Objectives: We investigated the utility of color duplex ultrasound (CDU)-derived common femoral artery (CFA) hemodynamics for detecting significant aortoiliac occlusive disease and predicting its severity.
Methods: From January 1997 to June 2001, 132 consecutive patients with lower extremity arterial insufficiency underwent both femoropopliteal CDU scanning and aortography with runoff studies. CDU-derived CFA waveform contour (monophasic, biphasic, or triphasic), peak systolic velocity (PSV), and acceleration time were recorded for each patient. Severity of aortoiliac occlusive disease was classified by arteriography into three distinct groups: normal or minimal disease (<50%, group 1), significant focal or diffuse stenoses (>/=50%, group 2), or total occlusion (group 3). Using probability and receiver operating characteristic curve analysis, waveform contour and PSV were compared alone and in combination with the arteriographic groups to identify waveform contours and threshold PSV, which may accurately differentiate the three categories of aortoiliac occlusive disease.

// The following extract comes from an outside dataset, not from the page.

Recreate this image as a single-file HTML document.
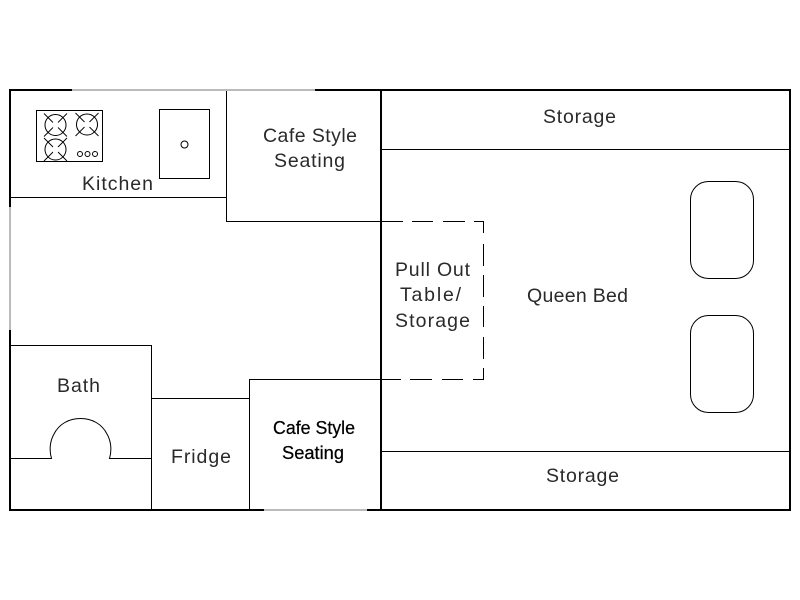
<!DOCTYPE html>
<html><head><meta charset="utf-8"><style>
html,body{margin:0;padding:0;background:#fff}
svg{display:block}
text{font-family:"Liberation Sans",sans-serif;font-size:19.5px;fill:#2a2a2a;text-anchor:start}
.b{fill:#000;font-size:18.5px;stroke:#000;stroke-width:.25}
</style></head><body>
<svg width="800" height="600" viewBox="0 0 800 600" xmlns="http://www.w3.org/2000/svg">
<rect width="800" height="600" fill="#fff"/>
<g fill="none" stroke="#000" stroke-width="1" shape-rendering="crispEdges">
<path d="M10 197.5H226.5M226.5 90V221.5H381M381 149.5H790M381 451.5H790"/>
<path d="M10 345.5H151.5V510M151.5 398.5H249.5M249.5 510V379.5H381"/>
<path d="M381 221.5H403M412 221.5H433M443 221.5H465M474 221.5H483.5V233M483.5 244V266M483.5 275V297M483.5 306V327M483.5 337V359M483.5 368V379.5H473M463 379.5H442M432 379.5H410M401 379.5H381"/>
<rect x="36.5" y="110.5" width="66" height="51"/>
<rect x="159.5" y="109.5" width="50" height="69"/>
</g>
<g fill="none" stroke="#000" stroke-width="1">
<path d="M10 458.5H51.5C49 450 50 441 54 434C59 424 69 418.5 80.500 418.5C92 418.5 102 424 107 434C111 441 112 450 109.5 458.5H151.5"/>
<rect x="690.5" y="181.5" width="63" height="97" rx="18"/>
<rect x="690.5" y="315.5" width="63" height="97" rx="18"/>
<circle cx="184.5" cy="144.5" r="3.5"/>
<circle cx="55.5" cy="125" r="10.5"/>
<circle cx="87" cy="124.5" r="10.5"/>
<circle cx="55.5" cy="149.5" r="10.5"/>
<circle cx="80" cy="154" r="2.5"/><circle cx="87.5" cy="154" r="2.5"/><circle cx="95" cy="154" r="2.5"/>
</g>
<g fill="none" stroke="#000" stroke-width="0.9">
<path d="M44 113.500L53 122.500M67 113.500L58 122.500M44 136.500L53 127.500M67 136.500L58 127.500"/>
<path d="M75.500 113L84.500 122M98.500 113L89.500 122M75.500 136L84.500 127M98.500 136L89.500 127"/>
<path d="M44 138L53 147M67 138L58 147M44 161L53 152M67 161L58 152"/>
</g>
<g fill="none" stroke-width="2" shape-rendering="crispEdges">
<path d="M9 90H72M315 90H791M790 90V510M9 510H264M367 510H791M10 90V207M10 330V511" stroke="#000"/>
<path d="M72 90H315M264 510H367M10 207V330" stroke="#bbb"/>
<path d="M381 90V510" stroke="#000"/>
</g>
<text x="82" y="190" textLength="71" lengthAdjust="spacing">Kitchen</text>
<text x="263" y="142" textLength="94" lengthAdjust="spacing">Cafe Style</text>
<text x="274" y="167" textLength="71" lengthAdjust="spacing">Seating</text>
<text x="543" y="123" textLength="73" lengthAdjust="spacing">Storage</text>
<text x="395" y="276" textLength="75" lengthAdjust="spacing">Pull Out</text>
<text x="400" y="301" textLength="61" lengthAdjust="spacing">Table/</text>
<text x="395" y="327" textLength="75" lengthAdjust="spacing">Storage</text>
<text x="527" y="302" textLength="101" lengthAdjust="spacing">Queen Bed</text>
<text x="57" y="392" textLength="43" lengthAdjust="spacing">Bath</text>
<text x="171" y="463" textLength="60" lengthAdjust="spacing">Fridge</text>
<text class="b" x="273" y="434" textLength="82" lengthAdjust="spacingAndGlyphs">Cafe Style</text>
<text class="b" x="282" y="459" textLength="62" lengthAdjust="spacingAndGlyphs">Seating</text>
<text x="546" y="482" textLength="73" lengthAdjust="spacing">Storage</text>
</svg>
</body></html>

Results: Of 214 limbs available for study, 112 composed group 1, 70 composed group 2, and 32 composed group 3. Concomitant femoropopliteal disease was present in 47% of limbs in group 1, 53% of limbs in group 2, and 34% of limbs in group III. An abnormal CFA waveform contour (monophasic or biphasic) differentiated group 1 from groups 2 and 3, with 95% sensitivity, 89% specificity, 89% positive predictive value (PPV), 95% negative predictive value (NPV), and 92% accuracy. Mean PSV and acceleration time for monophasic and biphasic waveforms were 39 cm/sec +/- 19, 178 msec +/- 36 vs 95 cm/sec +/- 67, 97 msec +/- 31 respectively (P <.05). In differentiating between groups 2 and 3, the specificity, PPV, and accuracy for CFA PSV of </=45 cm/sec alone and for the PSV </=45 cm/sec combined with a CFA monophasic waveform were 89%, 76%, 85% and 97%, 92%, 88%, respectively. Concomitant significant superior femoral artery and bilateral iliac disease did not influence these findings.
Conclusion: CFA PSV 45 cm/s or less combined with a monophasic waveform is highly predictive of ipsilateral iliac occlusion. These results were independent of contralateral iliac and distal superior femoral artery disease. CFA color duplex US scanning may be considered an alternative technique to direct duplex scanning of the aortoiliac segment in patients being evaluated for inflow endoluminal or bypass procedures.